One of the greatest causes of stress in adolescents is feeling like that they have to do well in school. A significant contributor to this, and what determines a good portion of grades, are tests. This also includes larger tests like AP exams and standardized tests like the ACTs and SATs.
If you find yourself having anxiety attacks or feel that anxiety symptoms heighten as exams approach, you’re not alone. Test anxiety is a real thing, described by the Anxiety and Depression Association of America as a subset of performance anxiety, or stage fright. It’s the feeling that comes when you feel like you have to do your very best at something because this is the only opportunity you have to show it, and you don’t get another chance. It’s knowing that this is the only activity you’ll be doing for an extended period of time, with little to no opportunities for a break or to take a moment to relax. It’s the fear of what other people may think of you if you don’t meet their expectations when you get your results back.

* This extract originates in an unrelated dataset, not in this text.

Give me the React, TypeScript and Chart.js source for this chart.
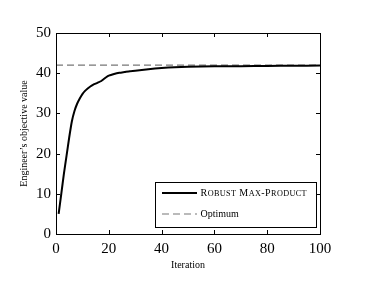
import React, { useEffect, useRef } from "react";
import { Chart, registerables } from "chart.js";

Chart.register(...registerables);

const iterations = [1, 2, 3, 4, 5, 6, 7, 8, 9, 10, 11, 12, 13, 14, 15, 16, 17, 18, 19, 20, 22, 24, 26, 28, 30, 35, 40, 45, 50, 60, 70, 80, 90, 100];
const robustValues = [5, 10, 15, 19.5, 24, 28.0, 30.6, 32.4, 33.7, 34.8, 35.6, 36.2, 36.7, 37.1, 37.4, 37.7, 38.0, 38.5, 39.0, 39.4, 39.8, 40.1, 40.3, 40.5, 40.6, 41.0, 41.3, 41.5, 41.6, 41.7, 41.75, 41.8, 41.85, 41.9];
const optimumValue = 42;
const xTicks = [0, 20, 40, 60, 80, 100];
const yTicks = [0, 10, 20, 30, 40, 50];
const seriesLabels = ["Robust Max-Product", "Optimum"];

const FONT = "'Liberation Serif', 'DejaVu Serif', serif";

function drawSmallCaps(ctx: CanvasRenderingContext2D, text: string, x: number, y: number, big: number, small: number) {
  let cx = x;
  for (const ch of text) {
    const isLower = /[a-z]/.test(ch);
    const size = isLower ? small : big;
    ctx.font = `${size}px ${FONT}`;
    const c = ch.toUpperCase();
    ctx.fillText(c, cx, y);
    cx += ctx.measureText(c).width + (isLower ? 0.35 : 0.5);
  }
}

const framePlugin = {
  id: "frame",
  afterDraw(chart: any) {
    const { ctx, chartArea } = chart;
    const { left, right, top, bottom } = chartArea;
    const xs = chart.scales.x;
    const ys = chart.scales.y;
    ctx.save();
    ctx.strokeStyle = "#000";
    ctx.lineWidth = 1;
    ctx.strokeRect(Math.round(left) + 0.5, Math.round(top) + 0.5, Math.round(right - left), Math.round(bottom - top));
    const tl = 4;
    ctx.beginPath();
    for (const v of xTicks) {
      const px = Math.round(xs.getPixelForValue(v)) + 0.5;
      ctx.moveTo(px, bottom);
      ctx.lineTo(px, bottom - tl);
      ctx.moveTo(px, top);
      ctx.lineTo(px, top + tl);
    }
    for (const v of yTicks) {
      const py = Math.round(ys.getPixelForValue(v)) + 0.5;
      ctx.moveTo(left, py);
      ctx.lineTo(left + tl, py);
      ctx.moveTo(right, py);
      ctx.lineTo(right - tl, py);
    }
    ctx.stroke();

    // legend box
    const bx = 155.5, by = 182.5, bw = 161, bh = 45;
    ctx.fillStyle = "#fff";
    ctx.fillRect(bx, by, bw, bh);
    ctx.strokeRect(bx, by, bw, bh);
    ctx.lineWidth = 2;
    ctx.strokeStyle = "#000";
    ctx.beginPath();
    ctx.moveTo(162, 193);
    ctx.lineTo(197, 193);
    ctx.stroke();
    ctx.lineWidth = 1.2;
    ctx.strokeStyle = "#777";
    ctx.setLineDash([7, 4]);
    ctx.beginPath();
    ctx.moveTo(162, 214);
    ctx.lineTo(197, 214);
    ctx.stroke();
    ctx.setLineDash([]);
    ctx.fillStyle = "#000";
    ctx.textBaseline = "middle";
    ctx.textAlign = "left";
    drawSmallCaps(ctx, seriesLabels[0], 200.5, 193.5, 10, 8.2);
    ctx.font = `10px ${FONT}`;
    ctx.fillText(seriesLabels[1], 200.5, 214);
    ctx.restore();
  },
};

export default function App() {
  const ref = useRef<HTMLCanvasElement>(null);
  useEffect(() => {
    if (!ref.current) return;
    const chart = new Chart(ref.current, {
      type: "line",
      data: {
        datasets: [
          {
            label: seriesLabels[0],
            data: iterations.map((x, i) => ({ x, y: robustValues[i] })),
            borderColor: "#000",
            borderWidth: 2,
            pointRadius: 0,
            tension: 0.2,
            fill: false,
            order: 1,
          },
          {
            label: seriesLabels[1],
            data: [
              { x: 0, y: optimumValue },
              { x: 100, y: optimumValue },
            ],
            borderColor: "#777",
            borderWidth: 1.2,
            borderDash: [7, 4],
            pointRadius: 0,
            fill: false,
            order: 2,
          },
        ],
      },
      options: {
        animation: false,
        responsive: true,
        maintainAspectRatio: false,
        layout: { padding: { left: 0, right: 45, top: 33, bottom: 0 } },
        plugins: { legend: { display: false }, tooltip: { enabled: false } },
        scales: {
          x: {
            type: "linear",
            min: 0,
            max: 100,
            afterBuildTicks: (s: any) => {
              s.ticks = xTicks.map((v) => ({ value: v }));
            },
            afterFit: (s: any) => {
              s.height = 47;
            },
            grid: { display: false, drawTicks: false },
            border: { display: false },
            ticks: { color: "#000", font: { family: FONT, size: 15 }, padding: 6, maxRotation: 0 },
            title: {
              display: true,
              text: "Iteration",
              color: "#000",
              font: { family: FONT, size: 10 },
              padding: { top: 0, bottom: 10 },
            },
          },
          y: {
            type: "linear",
            min: 0,
            max: 50,
            afterBuildTicks: (s: any) => {
              s.ticks = yTicks.map((v) => ({ value: v }));
            },
            afterFit: (s: any) => {
              s.width = 56;
            },
            grid: { display: false, drawTicks: false },
            border: { display: false },
            ticks: { color: "#000", font: { family: FONT, size: 15 }, padding: 5 },
            title: {
              display: true,
              text: "Engineer’s objective value",
              color: "#000",
              font: { family: FONT, size: 10 },
              padding: { top: 18, bottom: 0 },
            },
          },
        },
      },
      plugins: [framePlugin],
    });
    return () => chart.destroy();
  }, []);
  return (
    <div style={{ position: "fixed", left: 0, top: 0, width: 365, height: 281, background: "#fff" }}>
      <canvas ref={ref} />
    </div>
  );
}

In short, test anxiety is not fun.
However, it’s something that people are starting to recognize. The ETS, the company behind all those frustrating standardized tests, has a publicly accessible guide explaining what test anxiety is and offers advice on how to healthily prepare for exams. The Princeton Review, one of the publishers of endless exam preparation books, also offers tips to help reduce test anxiety. It can feel like these sorts of tips can feel like they’re preaching to the choir, and are easier said than done. Positive thinking and deep breathing almost feel obvious, but sometimes, it’s difficult to do when you’re overwhelmed with not just learning the material, but the action of taking the exam too.
A study in England researched whether schools could do something to help reduce test anxiety while preparing for exams a few years ago. Here, they gave hundreds of students an electronically-based program through a CD they could use on their computers called Strategies to Tackle Exam Pressure and Stress (STEPS). STEPS was divided into six 30 to 40 minute sessions that the student could complete whenever they wanted. Each session focused on different ways of coping with test anxiety, with one session focusing on self-reflective exercises, to another showing videos of other students candidly talking about their own experiences with exams and how they manage their anxiety with it. Some teachers had the students work on the sessions during classes, while others could work on them at home.
The study didn’t specifically choose students who expressed that they experience test anxiety and delivered it to all sorts of students. This was done in order to see if the program could benefit anyone, regardless of stress level, as well as making sure that those who do experience test anxiety did not feel self-conscious for being the only ones using it. After they collected the results after the time period was over, the study found that those with a lower level of stress when it came to exams were less likely to finish the STEPS sessions, while those who experienced test anxiety were more likely to finish the entire thing. The latter group also showed a significant reduction in their worry and tension when it came to exams after completing the program.
These sorts of findings are important because it lets schools know that there is some sort of benefit in delivering methods for students to reduce their test anxiety, and it’s something that they can do on their own accord and don’t have to lose class time for. It’s also important to recognize that test anxiety does in fact exist, and reducing it can reassure students that doing well on exams is more than likely.
Do you experience test anxiety? Do you think that it’s common in a lot of students? How do you think schools and teachers can address test anxiety and reduce it?